**** Data records

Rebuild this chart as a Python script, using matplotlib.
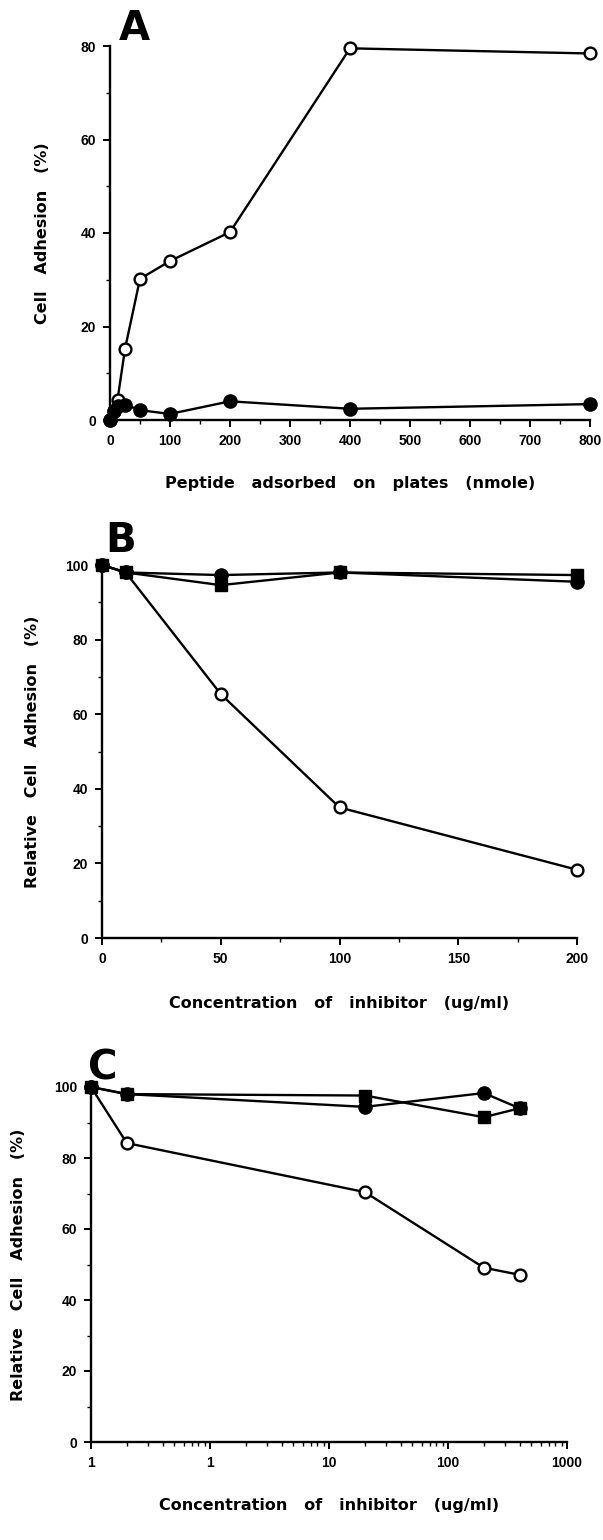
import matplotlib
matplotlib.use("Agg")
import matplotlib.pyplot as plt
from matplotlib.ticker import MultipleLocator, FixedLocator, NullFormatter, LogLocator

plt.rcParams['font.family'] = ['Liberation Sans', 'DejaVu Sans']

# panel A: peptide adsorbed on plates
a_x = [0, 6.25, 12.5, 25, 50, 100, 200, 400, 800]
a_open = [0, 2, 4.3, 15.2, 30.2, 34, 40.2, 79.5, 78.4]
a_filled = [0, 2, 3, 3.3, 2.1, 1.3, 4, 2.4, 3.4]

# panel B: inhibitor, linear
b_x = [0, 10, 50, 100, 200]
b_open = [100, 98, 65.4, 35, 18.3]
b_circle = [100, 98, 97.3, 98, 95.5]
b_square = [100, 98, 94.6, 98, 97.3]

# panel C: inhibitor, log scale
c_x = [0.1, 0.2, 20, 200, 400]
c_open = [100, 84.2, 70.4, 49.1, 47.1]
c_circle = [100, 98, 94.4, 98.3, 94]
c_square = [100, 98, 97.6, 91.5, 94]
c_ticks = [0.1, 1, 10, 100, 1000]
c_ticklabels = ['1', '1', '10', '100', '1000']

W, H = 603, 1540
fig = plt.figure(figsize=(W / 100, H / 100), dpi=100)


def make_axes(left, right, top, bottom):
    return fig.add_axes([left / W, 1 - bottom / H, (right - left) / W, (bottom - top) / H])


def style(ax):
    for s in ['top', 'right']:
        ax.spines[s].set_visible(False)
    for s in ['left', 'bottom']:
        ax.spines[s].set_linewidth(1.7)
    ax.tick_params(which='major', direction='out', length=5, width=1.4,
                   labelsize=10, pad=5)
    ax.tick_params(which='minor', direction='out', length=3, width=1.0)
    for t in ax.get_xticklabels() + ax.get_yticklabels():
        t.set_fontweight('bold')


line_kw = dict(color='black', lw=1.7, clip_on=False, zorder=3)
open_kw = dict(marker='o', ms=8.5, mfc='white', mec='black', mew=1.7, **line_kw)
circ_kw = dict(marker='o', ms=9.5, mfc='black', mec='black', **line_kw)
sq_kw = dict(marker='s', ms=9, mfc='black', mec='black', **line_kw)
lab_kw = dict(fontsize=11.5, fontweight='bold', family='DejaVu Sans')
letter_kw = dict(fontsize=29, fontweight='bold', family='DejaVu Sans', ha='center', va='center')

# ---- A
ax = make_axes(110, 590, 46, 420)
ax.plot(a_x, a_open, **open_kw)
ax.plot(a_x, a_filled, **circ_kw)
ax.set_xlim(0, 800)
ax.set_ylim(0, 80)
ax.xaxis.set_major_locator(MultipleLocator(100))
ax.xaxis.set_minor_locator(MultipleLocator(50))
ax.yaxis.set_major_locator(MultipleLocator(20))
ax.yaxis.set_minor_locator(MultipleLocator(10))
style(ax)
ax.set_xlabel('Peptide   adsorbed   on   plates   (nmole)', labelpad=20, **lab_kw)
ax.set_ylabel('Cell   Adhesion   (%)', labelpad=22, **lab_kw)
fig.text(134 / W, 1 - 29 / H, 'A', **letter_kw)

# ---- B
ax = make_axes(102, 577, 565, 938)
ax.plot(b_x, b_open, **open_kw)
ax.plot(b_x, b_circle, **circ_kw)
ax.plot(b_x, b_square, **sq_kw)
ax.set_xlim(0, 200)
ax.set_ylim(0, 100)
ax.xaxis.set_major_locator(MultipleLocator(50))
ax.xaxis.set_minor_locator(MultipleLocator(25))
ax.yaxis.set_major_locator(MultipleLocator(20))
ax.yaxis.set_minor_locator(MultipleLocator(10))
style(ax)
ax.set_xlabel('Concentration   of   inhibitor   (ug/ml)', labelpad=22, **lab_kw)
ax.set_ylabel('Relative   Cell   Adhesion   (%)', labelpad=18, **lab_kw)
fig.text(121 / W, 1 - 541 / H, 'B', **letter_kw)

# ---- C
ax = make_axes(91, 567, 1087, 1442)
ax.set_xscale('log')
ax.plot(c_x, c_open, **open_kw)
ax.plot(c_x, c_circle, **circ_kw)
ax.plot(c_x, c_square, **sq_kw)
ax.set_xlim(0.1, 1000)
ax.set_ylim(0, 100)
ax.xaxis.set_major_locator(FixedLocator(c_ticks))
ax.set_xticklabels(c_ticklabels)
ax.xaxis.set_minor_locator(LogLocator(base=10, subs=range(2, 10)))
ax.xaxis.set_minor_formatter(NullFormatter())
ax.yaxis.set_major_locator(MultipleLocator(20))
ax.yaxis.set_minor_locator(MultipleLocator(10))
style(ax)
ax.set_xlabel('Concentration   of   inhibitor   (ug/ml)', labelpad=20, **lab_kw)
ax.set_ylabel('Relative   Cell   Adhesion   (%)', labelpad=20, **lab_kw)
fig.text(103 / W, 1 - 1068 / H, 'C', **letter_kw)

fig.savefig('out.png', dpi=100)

********
**** Data records

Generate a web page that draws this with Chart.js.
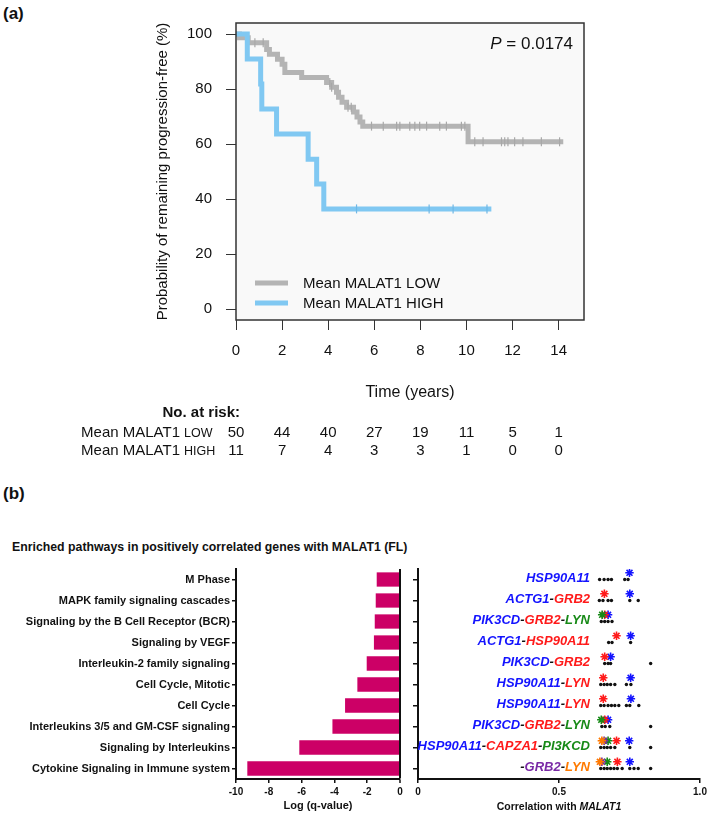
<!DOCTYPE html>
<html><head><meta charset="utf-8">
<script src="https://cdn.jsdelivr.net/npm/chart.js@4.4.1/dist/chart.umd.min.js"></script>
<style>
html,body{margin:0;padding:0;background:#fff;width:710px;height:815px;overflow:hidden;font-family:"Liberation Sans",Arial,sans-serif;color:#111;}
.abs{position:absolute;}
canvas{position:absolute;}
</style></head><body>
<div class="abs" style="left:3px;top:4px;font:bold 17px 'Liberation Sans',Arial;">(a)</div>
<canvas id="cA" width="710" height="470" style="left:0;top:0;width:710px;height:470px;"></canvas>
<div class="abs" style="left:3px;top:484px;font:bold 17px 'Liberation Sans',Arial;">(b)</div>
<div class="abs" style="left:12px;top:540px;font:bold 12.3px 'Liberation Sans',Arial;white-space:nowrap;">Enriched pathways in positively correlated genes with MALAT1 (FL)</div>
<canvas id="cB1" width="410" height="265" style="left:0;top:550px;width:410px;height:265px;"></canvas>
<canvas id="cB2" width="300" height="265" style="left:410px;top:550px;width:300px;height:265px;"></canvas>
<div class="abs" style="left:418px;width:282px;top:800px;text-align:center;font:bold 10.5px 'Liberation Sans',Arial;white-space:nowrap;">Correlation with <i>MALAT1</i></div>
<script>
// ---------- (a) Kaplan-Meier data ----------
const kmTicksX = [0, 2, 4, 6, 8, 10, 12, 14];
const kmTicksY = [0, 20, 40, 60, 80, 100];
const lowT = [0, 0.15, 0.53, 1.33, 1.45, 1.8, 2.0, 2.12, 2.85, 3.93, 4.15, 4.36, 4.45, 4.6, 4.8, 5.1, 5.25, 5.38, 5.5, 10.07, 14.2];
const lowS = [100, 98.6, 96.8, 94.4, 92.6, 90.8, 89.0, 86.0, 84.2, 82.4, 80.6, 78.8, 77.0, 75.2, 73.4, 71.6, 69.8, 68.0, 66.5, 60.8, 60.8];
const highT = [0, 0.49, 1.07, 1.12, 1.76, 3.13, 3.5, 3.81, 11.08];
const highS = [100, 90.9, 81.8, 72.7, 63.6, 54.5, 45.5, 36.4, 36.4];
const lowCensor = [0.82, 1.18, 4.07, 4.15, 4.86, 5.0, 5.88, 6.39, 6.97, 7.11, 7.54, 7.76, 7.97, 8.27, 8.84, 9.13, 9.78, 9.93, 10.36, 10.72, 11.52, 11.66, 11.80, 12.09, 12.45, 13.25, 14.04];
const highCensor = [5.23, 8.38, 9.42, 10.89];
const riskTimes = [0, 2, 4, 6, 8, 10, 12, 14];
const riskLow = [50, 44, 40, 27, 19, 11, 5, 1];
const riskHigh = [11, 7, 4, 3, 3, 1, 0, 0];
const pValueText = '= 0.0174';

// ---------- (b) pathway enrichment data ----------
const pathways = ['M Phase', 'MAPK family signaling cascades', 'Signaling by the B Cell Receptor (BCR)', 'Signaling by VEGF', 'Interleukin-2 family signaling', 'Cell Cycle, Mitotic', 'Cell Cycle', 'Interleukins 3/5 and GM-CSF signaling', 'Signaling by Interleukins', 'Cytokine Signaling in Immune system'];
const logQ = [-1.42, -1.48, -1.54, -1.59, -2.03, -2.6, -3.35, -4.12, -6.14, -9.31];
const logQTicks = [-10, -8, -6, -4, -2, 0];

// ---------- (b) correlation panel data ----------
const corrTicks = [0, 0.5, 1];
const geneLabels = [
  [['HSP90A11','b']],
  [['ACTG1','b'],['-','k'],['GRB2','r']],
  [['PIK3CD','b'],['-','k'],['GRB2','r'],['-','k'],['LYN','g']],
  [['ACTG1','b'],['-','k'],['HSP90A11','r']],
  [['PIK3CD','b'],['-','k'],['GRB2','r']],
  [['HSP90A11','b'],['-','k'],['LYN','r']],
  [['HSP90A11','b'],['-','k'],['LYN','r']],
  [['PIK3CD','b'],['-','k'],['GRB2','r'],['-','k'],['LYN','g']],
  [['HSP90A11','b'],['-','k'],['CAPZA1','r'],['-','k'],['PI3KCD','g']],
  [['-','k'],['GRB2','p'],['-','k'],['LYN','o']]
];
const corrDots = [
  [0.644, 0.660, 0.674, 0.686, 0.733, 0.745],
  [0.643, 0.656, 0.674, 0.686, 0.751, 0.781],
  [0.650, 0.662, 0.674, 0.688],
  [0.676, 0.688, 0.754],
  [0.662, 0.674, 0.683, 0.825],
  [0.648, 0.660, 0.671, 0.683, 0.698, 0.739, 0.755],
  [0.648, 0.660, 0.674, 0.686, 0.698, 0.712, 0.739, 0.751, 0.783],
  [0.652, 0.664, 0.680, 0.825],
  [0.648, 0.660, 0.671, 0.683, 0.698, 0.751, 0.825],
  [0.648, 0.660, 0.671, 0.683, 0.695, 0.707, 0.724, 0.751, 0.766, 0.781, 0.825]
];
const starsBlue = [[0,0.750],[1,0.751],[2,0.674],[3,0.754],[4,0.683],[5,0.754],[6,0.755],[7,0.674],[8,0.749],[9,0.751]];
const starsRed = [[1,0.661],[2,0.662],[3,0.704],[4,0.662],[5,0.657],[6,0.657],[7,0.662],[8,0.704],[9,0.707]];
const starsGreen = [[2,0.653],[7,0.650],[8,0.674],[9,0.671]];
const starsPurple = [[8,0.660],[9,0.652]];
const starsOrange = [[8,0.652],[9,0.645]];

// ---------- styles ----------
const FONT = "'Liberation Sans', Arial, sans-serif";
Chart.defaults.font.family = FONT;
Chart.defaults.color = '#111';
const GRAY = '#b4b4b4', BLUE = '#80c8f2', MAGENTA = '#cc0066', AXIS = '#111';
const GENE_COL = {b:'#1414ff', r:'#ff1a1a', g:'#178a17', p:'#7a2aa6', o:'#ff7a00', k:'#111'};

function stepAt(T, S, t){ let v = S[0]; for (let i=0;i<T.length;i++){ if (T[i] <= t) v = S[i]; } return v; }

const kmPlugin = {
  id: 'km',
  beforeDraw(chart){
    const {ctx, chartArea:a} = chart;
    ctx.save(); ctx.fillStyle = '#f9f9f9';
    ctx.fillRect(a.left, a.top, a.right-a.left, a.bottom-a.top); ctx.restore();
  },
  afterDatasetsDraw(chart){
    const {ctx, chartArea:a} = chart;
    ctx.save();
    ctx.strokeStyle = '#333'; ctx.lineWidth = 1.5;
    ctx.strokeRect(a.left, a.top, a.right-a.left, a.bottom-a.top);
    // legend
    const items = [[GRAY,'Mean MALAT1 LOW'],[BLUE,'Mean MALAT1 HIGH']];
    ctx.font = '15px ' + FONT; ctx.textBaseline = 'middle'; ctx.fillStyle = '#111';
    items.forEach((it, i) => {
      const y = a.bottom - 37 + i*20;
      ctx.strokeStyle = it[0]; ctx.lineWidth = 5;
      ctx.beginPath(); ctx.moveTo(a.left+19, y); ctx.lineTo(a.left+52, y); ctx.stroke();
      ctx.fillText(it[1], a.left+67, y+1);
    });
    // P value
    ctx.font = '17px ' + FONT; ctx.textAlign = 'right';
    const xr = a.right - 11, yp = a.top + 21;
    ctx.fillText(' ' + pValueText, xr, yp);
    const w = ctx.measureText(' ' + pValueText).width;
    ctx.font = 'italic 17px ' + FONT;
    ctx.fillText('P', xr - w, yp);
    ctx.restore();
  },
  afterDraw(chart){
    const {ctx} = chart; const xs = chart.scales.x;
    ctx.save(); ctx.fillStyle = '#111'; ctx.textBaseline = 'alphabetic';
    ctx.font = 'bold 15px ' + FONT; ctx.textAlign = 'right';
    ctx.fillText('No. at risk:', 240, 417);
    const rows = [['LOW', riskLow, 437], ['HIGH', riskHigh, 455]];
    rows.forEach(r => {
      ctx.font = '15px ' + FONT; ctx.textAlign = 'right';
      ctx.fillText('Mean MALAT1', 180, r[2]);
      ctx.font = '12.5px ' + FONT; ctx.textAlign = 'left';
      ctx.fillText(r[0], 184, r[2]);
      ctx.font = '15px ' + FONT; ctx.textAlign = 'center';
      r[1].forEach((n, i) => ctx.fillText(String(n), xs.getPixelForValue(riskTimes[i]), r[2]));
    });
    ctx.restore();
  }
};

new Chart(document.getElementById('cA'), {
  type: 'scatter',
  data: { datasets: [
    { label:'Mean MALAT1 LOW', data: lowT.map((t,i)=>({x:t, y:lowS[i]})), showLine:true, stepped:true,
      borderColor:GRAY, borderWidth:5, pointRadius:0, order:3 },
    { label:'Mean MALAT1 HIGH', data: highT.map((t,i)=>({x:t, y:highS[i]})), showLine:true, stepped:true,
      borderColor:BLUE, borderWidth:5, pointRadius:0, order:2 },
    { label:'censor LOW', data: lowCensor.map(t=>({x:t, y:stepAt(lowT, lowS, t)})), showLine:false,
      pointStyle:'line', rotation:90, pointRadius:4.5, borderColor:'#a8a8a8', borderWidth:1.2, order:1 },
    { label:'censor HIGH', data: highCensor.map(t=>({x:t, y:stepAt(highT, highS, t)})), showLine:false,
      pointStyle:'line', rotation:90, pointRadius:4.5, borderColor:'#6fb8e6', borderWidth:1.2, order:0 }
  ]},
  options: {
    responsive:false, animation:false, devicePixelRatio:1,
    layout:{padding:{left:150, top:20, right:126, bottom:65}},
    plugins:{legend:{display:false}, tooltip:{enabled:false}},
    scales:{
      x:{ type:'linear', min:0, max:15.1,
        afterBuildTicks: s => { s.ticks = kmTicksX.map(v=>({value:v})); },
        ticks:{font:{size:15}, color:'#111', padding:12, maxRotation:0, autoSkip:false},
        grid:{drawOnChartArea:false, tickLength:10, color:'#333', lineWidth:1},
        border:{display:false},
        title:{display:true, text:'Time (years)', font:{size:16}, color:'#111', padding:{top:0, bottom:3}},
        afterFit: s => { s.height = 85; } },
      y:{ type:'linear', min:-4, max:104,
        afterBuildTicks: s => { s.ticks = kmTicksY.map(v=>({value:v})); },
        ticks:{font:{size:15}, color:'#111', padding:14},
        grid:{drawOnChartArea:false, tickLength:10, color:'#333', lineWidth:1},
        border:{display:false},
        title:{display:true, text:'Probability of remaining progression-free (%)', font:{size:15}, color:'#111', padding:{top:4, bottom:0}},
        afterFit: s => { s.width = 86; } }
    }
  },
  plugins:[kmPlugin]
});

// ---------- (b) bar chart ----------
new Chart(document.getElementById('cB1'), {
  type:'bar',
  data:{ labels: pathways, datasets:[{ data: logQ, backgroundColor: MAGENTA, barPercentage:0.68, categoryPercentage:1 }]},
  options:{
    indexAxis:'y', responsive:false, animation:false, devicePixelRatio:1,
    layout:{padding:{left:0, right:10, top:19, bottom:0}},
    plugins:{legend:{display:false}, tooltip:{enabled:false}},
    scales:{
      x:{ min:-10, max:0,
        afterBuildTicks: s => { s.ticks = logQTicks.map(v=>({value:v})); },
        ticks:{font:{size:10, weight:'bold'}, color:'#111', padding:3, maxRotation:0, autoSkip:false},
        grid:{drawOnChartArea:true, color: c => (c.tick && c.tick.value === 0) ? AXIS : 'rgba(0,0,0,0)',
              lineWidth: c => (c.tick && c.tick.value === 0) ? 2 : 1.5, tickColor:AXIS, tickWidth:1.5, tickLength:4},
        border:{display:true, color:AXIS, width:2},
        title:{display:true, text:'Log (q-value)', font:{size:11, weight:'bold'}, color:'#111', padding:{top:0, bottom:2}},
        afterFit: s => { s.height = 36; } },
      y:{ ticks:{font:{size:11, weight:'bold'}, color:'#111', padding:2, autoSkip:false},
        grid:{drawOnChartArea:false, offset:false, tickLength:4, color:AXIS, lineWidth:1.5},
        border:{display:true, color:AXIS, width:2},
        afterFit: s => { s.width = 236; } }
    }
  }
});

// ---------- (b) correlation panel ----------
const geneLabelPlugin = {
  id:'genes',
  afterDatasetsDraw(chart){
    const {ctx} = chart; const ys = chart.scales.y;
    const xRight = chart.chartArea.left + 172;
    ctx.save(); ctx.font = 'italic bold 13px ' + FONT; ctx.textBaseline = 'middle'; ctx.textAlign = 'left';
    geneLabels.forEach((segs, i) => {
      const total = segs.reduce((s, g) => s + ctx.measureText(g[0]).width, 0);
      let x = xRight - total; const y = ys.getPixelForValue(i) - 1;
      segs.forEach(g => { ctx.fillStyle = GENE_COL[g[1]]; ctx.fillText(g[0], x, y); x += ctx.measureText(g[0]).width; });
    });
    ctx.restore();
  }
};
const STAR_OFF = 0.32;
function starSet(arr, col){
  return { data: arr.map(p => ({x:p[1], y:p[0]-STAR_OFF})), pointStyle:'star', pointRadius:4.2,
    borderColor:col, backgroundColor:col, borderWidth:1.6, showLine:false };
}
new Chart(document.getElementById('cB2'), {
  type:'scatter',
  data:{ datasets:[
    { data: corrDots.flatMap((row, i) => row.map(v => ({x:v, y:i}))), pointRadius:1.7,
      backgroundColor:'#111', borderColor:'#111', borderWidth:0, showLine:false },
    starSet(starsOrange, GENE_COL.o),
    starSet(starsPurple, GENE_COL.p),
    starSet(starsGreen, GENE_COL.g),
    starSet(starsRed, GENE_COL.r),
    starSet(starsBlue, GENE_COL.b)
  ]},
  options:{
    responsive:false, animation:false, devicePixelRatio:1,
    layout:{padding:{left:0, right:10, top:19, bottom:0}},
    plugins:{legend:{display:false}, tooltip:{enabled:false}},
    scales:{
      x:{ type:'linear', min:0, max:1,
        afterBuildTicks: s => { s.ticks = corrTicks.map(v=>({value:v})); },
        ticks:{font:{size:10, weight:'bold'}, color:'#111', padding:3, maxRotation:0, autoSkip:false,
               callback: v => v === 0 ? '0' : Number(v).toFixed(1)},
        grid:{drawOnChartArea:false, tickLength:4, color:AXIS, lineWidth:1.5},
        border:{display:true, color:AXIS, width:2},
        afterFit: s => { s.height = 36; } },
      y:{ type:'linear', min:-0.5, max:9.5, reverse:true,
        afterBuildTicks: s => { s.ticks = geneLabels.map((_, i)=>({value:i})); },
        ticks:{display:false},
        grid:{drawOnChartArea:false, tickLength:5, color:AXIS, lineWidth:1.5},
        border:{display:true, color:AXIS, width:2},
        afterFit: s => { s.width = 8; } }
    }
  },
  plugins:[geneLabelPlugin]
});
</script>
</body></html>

********

Reproduce exactly the section that begins with the line containing "Rebuild this chart" and ends with the line containing "b_square = [100, 98, 94.6, 98, 97.3]". Both boundary lines belong in the copy, but pictures do not.

Exercise output:
Rebuild this chart as a Python script, using matplotlib.
import matplotlib
matplotlib.use("Agg")
import matplotlib.pyplot as plt
from matplotlib.ticker import MultipleLocator, FixedLocator, NullFormatter, LogLocator

plt.rcParams['font.family'] = ['Liberation Sans', 'DejaVu Sans']

# panel A: peptide adsorbed on plates
a_x = [0, 6.25, 12.5, 25, 50, 100, 200, 400, 800]
a_open = [0, 2, 4.3, 15.2, 30.2, 34, 40.2, 79.5, 78.4]
a_filled = [0, 2, 3, 3.3, 2.1, 1.3, 4, 2.4, 3.4]

# panel B: inhibitor, linear
b_x = [0, 10, 50, 100, 200]
b_open = [100, 98, 65.4, 35, 18.3]
b_circle = [100, 98, 97.3, 98, 95.5]
b_square = [100, 98, 94.6, 98, 97.3]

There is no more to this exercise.